**Stated goal:** For the listing below, give the number of lines in which "this" occurs. Add nothing.

**Entries provided:**
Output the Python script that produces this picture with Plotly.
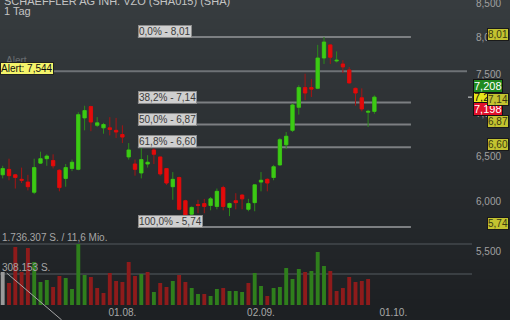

==

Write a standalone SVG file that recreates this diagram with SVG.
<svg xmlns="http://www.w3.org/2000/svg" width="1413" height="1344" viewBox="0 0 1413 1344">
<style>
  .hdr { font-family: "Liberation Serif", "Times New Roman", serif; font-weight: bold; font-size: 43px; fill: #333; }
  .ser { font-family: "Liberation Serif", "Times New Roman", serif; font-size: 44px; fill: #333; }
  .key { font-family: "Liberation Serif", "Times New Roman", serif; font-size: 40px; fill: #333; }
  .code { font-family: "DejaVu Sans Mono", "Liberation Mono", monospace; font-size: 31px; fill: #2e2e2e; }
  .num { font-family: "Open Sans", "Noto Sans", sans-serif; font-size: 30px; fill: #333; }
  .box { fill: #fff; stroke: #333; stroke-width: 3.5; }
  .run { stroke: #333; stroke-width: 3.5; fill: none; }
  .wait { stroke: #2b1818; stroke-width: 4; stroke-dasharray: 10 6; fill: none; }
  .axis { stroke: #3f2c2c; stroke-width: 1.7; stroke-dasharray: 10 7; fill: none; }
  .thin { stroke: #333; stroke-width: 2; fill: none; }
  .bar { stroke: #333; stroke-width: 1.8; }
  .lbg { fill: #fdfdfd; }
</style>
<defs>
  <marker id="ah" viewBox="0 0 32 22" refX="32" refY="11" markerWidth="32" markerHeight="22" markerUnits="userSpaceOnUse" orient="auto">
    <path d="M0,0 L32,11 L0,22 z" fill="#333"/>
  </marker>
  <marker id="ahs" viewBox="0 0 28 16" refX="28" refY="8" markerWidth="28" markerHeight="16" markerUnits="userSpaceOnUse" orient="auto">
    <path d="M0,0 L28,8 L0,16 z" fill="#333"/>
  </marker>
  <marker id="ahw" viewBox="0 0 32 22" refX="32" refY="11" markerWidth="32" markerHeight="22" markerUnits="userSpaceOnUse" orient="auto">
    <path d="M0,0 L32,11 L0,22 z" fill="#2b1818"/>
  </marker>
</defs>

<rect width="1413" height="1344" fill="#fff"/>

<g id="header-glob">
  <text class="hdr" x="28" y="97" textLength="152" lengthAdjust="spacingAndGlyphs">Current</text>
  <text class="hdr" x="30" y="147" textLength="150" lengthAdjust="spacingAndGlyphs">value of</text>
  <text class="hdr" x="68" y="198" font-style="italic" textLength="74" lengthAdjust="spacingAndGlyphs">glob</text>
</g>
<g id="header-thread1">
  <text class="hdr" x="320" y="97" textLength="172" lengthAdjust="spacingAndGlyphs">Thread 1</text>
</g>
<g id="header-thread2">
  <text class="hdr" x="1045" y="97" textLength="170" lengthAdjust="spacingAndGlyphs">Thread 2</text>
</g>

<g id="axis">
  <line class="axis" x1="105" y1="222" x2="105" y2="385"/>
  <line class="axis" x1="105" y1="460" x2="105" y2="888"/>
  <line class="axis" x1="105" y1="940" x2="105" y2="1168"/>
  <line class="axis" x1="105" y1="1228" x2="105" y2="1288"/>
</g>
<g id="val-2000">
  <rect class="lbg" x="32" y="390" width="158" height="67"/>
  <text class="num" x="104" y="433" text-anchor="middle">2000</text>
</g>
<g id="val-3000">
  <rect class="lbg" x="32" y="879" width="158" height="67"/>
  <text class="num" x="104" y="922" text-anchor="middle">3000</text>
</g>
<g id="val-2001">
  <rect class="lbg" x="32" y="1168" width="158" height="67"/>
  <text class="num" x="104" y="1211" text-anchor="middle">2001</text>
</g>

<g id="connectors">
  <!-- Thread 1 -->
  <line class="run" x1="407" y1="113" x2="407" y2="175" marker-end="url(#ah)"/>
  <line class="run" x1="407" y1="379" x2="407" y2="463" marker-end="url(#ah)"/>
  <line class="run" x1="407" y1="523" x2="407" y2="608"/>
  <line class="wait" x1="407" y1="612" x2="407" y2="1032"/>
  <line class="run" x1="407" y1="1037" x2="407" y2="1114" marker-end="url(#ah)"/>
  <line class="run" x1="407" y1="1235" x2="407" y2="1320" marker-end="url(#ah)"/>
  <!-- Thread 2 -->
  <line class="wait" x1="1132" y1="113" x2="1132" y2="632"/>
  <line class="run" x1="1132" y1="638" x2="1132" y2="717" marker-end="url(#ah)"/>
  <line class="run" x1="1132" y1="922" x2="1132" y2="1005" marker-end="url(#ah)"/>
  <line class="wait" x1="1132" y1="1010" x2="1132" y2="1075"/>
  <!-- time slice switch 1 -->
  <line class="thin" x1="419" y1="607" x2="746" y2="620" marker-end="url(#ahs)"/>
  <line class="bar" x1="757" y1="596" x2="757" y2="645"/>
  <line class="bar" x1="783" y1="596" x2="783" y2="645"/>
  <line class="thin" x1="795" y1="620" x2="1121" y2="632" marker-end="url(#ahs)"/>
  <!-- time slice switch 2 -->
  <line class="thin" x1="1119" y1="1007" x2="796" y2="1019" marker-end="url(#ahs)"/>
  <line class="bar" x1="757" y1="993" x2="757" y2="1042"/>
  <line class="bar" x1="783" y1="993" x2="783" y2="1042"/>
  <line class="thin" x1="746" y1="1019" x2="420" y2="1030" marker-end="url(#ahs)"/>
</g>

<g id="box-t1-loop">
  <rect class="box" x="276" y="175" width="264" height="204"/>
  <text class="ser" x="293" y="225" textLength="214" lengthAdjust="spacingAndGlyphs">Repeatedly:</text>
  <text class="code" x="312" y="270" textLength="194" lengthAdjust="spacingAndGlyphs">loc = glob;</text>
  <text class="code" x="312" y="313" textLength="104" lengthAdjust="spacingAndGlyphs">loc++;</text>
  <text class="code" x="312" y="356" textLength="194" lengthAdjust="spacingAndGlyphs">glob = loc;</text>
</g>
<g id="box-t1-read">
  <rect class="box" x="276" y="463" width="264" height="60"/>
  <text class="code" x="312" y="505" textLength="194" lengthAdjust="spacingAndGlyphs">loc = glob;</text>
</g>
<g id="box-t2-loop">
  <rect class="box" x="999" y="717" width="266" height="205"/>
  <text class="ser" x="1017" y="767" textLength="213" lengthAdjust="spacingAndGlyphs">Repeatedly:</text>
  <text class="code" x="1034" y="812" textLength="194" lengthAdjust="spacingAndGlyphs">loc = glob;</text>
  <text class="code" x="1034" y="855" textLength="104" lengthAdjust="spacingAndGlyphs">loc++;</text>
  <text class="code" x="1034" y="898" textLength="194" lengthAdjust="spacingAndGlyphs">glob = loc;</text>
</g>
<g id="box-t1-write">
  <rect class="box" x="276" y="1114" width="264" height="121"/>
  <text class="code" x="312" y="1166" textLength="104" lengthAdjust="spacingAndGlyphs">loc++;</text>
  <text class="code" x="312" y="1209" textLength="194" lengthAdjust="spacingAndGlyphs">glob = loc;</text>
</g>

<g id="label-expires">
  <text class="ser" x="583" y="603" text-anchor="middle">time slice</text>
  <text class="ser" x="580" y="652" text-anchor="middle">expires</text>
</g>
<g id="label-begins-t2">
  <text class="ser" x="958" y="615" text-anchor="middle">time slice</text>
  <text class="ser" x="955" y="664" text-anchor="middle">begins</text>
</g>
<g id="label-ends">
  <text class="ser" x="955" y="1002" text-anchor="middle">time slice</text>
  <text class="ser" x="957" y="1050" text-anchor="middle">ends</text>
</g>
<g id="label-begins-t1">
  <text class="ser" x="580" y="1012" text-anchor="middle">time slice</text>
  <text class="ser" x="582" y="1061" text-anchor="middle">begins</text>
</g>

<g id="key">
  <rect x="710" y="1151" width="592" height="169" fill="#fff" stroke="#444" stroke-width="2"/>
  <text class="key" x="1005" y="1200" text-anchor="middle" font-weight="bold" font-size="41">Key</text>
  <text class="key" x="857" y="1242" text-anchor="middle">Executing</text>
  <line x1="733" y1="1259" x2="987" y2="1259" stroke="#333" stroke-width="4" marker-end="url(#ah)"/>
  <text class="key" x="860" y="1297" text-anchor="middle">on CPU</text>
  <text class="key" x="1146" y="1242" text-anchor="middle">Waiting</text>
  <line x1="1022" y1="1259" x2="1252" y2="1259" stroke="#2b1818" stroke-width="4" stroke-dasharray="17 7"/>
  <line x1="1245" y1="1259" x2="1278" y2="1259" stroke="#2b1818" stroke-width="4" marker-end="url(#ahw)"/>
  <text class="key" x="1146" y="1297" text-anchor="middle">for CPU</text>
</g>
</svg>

...

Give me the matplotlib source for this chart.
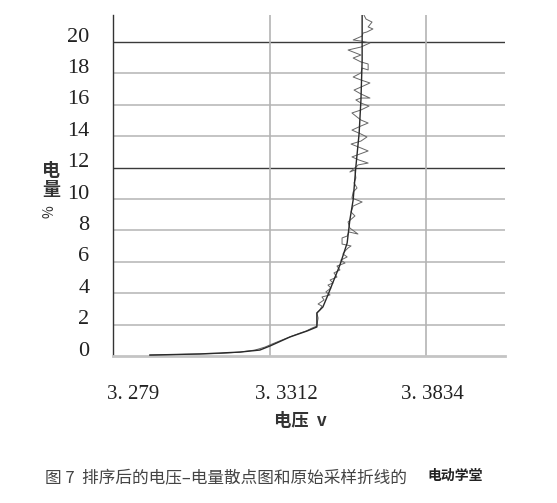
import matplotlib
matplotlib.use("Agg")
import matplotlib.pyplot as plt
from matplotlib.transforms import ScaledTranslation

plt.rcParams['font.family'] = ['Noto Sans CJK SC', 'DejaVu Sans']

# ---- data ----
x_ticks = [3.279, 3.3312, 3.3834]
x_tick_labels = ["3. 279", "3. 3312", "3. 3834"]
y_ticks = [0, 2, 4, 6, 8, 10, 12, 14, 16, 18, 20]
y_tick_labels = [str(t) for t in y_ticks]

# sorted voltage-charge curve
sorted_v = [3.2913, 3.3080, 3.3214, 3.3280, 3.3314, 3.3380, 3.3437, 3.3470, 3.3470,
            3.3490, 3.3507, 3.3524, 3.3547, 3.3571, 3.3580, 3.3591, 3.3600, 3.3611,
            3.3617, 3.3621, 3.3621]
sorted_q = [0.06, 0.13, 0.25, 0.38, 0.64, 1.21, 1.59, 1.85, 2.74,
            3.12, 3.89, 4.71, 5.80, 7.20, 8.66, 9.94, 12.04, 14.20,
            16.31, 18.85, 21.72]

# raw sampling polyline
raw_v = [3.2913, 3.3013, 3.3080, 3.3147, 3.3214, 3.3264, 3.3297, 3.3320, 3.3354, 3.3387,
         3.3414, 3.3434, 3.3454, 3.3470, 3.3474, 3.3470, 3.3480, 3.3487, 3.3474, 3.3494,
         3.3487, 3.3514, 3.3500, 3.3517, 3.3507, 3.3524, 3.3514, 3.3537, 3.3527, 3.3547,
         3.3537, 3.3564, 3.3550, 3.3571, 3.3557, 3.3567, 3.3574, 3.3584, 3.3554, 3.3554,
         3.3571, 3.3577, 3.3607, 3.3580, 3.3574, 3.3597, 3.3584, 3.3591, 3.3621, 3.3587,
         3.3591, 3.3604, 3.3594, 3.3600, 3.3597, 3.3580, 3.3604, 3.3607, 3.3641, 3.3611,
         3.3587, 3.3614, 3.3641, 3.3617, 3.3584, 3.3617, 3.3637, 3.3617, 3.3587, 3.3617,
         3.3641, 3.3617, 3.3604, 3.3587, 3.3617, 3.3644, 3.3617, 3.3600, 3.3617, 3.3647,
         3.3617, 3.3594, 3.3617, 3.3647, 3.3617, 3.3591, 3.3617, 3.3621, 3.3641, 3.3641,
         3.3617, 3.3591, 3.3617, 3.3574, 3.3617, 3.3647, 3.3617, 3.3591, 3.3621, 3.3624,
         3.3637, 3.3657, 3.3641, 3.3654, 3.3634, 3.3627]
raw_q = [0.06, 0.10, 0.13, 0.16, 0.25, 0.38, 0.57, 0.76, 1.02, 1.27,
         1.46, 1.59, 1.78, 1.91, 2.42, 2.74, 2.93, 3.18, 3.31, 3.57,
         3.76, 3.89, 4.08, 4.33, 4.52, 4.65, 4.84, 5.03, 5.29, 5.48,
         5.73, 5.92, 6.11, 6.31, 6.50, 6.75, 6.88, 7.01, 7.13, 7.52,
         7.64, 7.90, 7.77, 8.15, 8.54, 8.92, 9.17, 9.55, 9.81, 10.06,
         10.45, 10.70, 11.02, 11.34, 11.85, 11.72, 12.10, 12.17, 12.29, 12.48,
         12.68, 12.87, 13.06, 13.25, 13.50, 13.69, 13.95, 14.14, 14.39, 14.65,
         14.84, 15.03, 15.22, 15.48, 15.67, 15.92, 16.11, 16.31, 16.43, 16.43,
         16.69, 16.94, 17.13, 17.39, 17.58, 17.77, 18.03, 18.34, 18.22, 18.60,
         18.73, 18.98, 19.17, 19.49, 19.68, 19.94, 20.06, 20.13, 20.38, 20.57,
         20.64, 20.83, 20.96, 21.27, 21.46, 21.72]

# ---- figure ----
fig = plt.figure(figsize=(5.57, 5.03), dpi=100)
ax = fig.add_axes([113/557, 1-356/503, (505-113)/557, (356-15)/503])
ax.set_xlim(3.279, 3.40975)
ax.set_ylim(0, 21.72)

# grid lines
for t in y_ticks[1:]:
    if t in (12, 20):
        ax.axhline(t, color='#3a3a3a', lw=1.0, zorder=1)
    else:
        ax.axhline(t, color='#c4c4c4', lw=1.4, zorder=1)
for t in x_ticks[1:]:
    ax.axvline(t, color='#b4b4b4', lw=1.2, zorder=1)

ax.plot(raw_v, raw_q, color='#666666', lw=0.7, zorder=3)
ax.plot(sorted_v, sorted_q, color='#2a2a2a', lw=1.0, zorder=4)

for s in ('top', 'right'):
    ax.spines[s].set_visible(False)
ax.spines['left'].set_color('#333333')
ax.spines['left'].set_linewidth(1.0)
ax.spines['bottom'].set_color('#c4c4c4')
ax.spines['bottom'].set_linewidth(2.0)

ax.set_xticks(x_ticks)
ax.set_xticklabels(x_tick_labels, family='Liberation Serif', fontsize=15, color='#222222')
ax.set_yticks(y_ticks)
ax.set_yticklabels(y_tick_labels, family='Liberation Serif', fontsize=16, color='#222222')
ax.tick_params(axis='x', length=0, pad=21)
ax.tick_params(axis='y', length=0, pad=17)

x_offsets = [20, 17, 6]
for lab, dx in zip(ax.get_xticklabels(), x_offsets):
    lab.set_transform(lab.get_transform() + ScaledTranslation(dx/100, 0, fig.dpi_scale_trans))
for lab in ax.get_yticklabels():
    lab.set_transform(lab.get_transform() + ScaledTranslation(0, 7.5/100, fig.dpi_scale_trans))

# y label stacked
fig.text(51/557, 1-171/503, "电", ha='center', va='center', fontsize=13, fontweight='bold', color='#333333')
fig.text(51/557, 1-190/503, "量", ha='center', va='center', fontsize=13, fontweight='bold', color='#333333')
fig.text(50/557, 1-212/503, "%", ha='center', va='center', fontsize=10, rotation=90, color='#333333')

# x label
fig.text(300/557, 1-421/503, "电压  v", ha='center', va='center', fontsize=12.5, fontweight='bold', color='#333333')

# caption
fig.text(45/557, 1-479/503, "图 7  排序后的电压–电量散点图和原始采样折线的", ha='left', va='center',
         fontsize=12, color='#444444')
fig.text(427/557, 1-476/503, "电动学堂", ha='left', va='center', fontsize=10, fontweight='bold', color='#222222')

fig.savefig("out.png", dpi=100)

**Exercise output:** 3